Madison County Circuit Judge William Mudge is set to hear a series of moves filed in a suit brought by a woman who claims a romantic rival leaked the results of a sexually transmitted disease test.
Mudge will hear a plea by plaintiff Jane Doe to file an amended complaint against Quest Diagnostics at 10 a.m. on June 16.
The judge will also hear arguments on a sanctions motion and on a move filed by the plaintiff that would revoke the pro hac vice standing of a defense attorney for Quest.
Mudge recently entered an order denying Sackmann leave to file a counterclaim against the man at the center of the romantic triangle that led to the suit.

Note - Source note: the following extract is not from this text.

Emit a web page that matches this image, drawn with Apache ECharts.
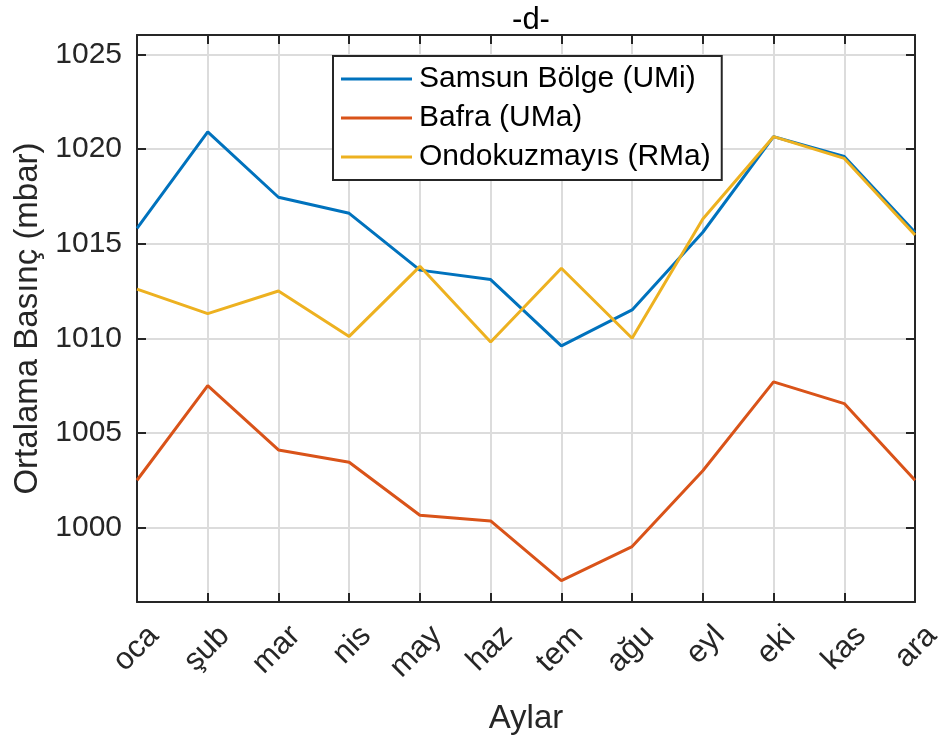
<!DOCTYPE html>
<html>
<head>
<meta charset="utf-8">
<script src="https://cdn.jsdelivr.net/npm/echarts@6/dist/echarts.min.js"></script>
<style>
  html, body { margin: 0; padding: 0; background: #fff; }
  #chart { width: 944px; height: 742px; }
</style>
</head>
<body>
<div id="chart"></div>
<script>
// Monthly mean pressure (mbar) at three stations
const months = ['oca', 'şub', 'mar', 'nis', 'may', 'haz', 'tem', 'ağu', 'eyl', 'eki', 'kas', 'ara'];
const samsun = [1015.8, 1020.9, 1017.45, 1016.6, 1013.6, 1013.1, 1009.6, 1011.5, 1015.6, 1020.65, 1019.6, 1015.6];
const bafra = [1002.5, 1007.5, 1004.1, 1003.45, 1000.65, 1000.35, 997.2, 999.0, 1003.0, 1007.7, 1006.55, 1002.5];
const ondokuzmayis = [1012.6, 1011.3, 1012.5, 1010.1, 1013.8, 1009.8, 1013.7, 1010.0, 1016.3, 1020.65, 1019.5, 1015.45];
const seriesNames = ['Samsun Bölge (UMi)', 'Bafra (UMa)', 'Ondokuzmayıs (RMa)'];
const yTicks = [1000, 1005, 1010, 1015, 1020, 1025];
const yMin = 996.07;
const yMax = 1026.02;

const FONT = '"Liberation Sans", Arial, Helvetica, sans-serif';
const INK = '#262626';
const GRID = '#dcdcdc';
const colors = ['#0072BD', '#D95319', '#EDB120'];

const chart = echarts.init(document.getElementById('chart'), null, { renderer: 'canvas' });

const baseY = {
  type: 'value',
  min: yMin,
  max: yMax,
  axisLine: { show: true, onZero: false, lineStyle: { color: INK, width: 2 } },
  axisTick: { show: true, inside: true, length: 9, customValues: yTicks, lineStyle: { color: INK, width: 2 } }
};

const option = {
  animation: false,
  backgroundColor: '#fff',
  textStyle: { fontFamily: FONT },
  title: {
    text: '-d-',
    left: 526,
    textAlign: 'center',
    top: 0,
    textStyle: { fontFamily: FONT, fontSize: 31, fontWeight: 'normal', color: '#000' }
  },
  grid: { left: 137, right: 29, top: 35, bottom: 140, containLabel: false, outerBoundsMode: 'none' },
  legend: {
    orient: 'vertical',
    left: 333,
    top: 56,
    padding: [5, 11, 5, 8],
    itemGap: 3,
    itemWidth: 71,
    itemHeight: 3,
    icon: 'rect',
    align: 'left',
    backgroundColor: '#fff',
    borderColor: INK,
    borderWidth: 2,
    borderRadius: 0,
    data: seriesNames,
    textStyle: { fontFamily: FONT, fontSize: 30, color: '#000', lineHeight: 36, padding: [0, 0, 0, 2] }
  },
  xAxis: [
    {
      type: 'category',
      data: months,
      boundaryGap: false,
      position: 'bottom',
      name: 'Aylar',
      nameLocation: 'middle',
      nameGap: 100,
      nameTextStyle: { fontFamily: FONT, fontSize: 33, color: INK },
      axisLine: { show: true, onZero: false, lineStyle: { color: INK, width: 2 } },
      axisTick: { show: true, inside: true, length: 9, alignWithLabel: true, lineStyle: { color: INK, width: 2 } },
      axisLabel: {
        interval: 0,
        rotate: 45,
        margin: 12,
        align: 'right',
        verticalAlign: 'top',
        padding: [7, 0, 0, 0],
        lineHeight: 34,
        fontFamily: FONT,
        fontSize: 31,
        color: INK
      },
      splitLine: { show: true, lineStyle: { color: GRID, width: 2 } }
    },
    {
      type: 'category',
      data: months,
      boundaryGap: false,
      position: 'top',
      axisLine: { show: true, onZero: false, lineStyle: { color: INK, width: 2 } },
      axisTick: { show: true, inside: true, length: 9, alignWithLabel: true, lineStyle: { color: INK, width: 2 } },
      axisLabel: { show: false },
      splitLine: { show: false }
    }
  ],
  yAxis: [
    Object.assign({}, baseY, {
      position: 'left',
      name: 'Ortalama Basınç (mbar)',
      nameLocation: 'middle',
      nameGap: 91,
      nameRotate: 90,
      nameTextStyle: { fontFamily: FONT, fontSize: 33, color: INK },
      axisLabel: {
        customValues: yTicks,
        margin: 15,
        fontFamily: FONT,
        fontSize: 30,
        color: INK,
        padding: [6, 0, 0, 0],
        formatter: v => String(v)
      },
      splitLine: { show: true, lineStyle: { color: GRID, width: 2 } }
    }),
    Object.assign({}, baseY, {
      position: 'right',
      axisLabel: { show: false },
      splitLine: { show: false }
    })
  ],
  series: seriesNames.map((name, i) => ({
    name: name,
    type: 'line',
    data: [samsun, bafra, ondokuzmayis][i],
    xAxisIndex: 0,
    yAxisIndex: 0,
    showSymbol: false,
    symbol: 'none',
    color: colors[i],
    lineStyle: { color: colors[i], width: 3 },
    itemStyle: { color: colors[i] },
    z: 3 + i
  }))
};

chart.setOption(option);
</script>
</body>
</html>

Jane Doe filed suit against Sackmann and Quest last year.
In her complaint, the plaintiff alleged that Sackmann, a Quest employee, was involved romantically with the same man as Jane Doe.
Sackmann then allegedly leaked the results of a herpes test Jane Doe took.
The plaintiff is suing Sackmann for allegedly leaking the test results and Quest as Sackmann's employer.
The suit seeks damages in excess of $50,000 per count and other relief.
The defendants deny the allegations.
A number of the filings in the case are currently sealed pursuant a September 2010 protective order entered after the case was covered by media outlets including the Madison County Record and St. Louis-based television news programs.
Jane Doe's most recent filing in the suit seeks the revocation of attorney Robert Bernstein's pro hac vice standing.
Pro hac vice standing is granted to attorneys on a case by case basis who are not licensed to practice law in a certain area.
Bernstein is a St. Louis-based attorney who represents Quest.
According to the plaintiff's May 31 motion, his law license was suspended in Missouri shortly after he gained pro hac vice standing in the Madison County case.
Emily Johnson represents Jane Doe.
Michae Schwade represents Sackmann.
L.Allison McKeel also represents Quest.
The case is Madison case number 10-L-101.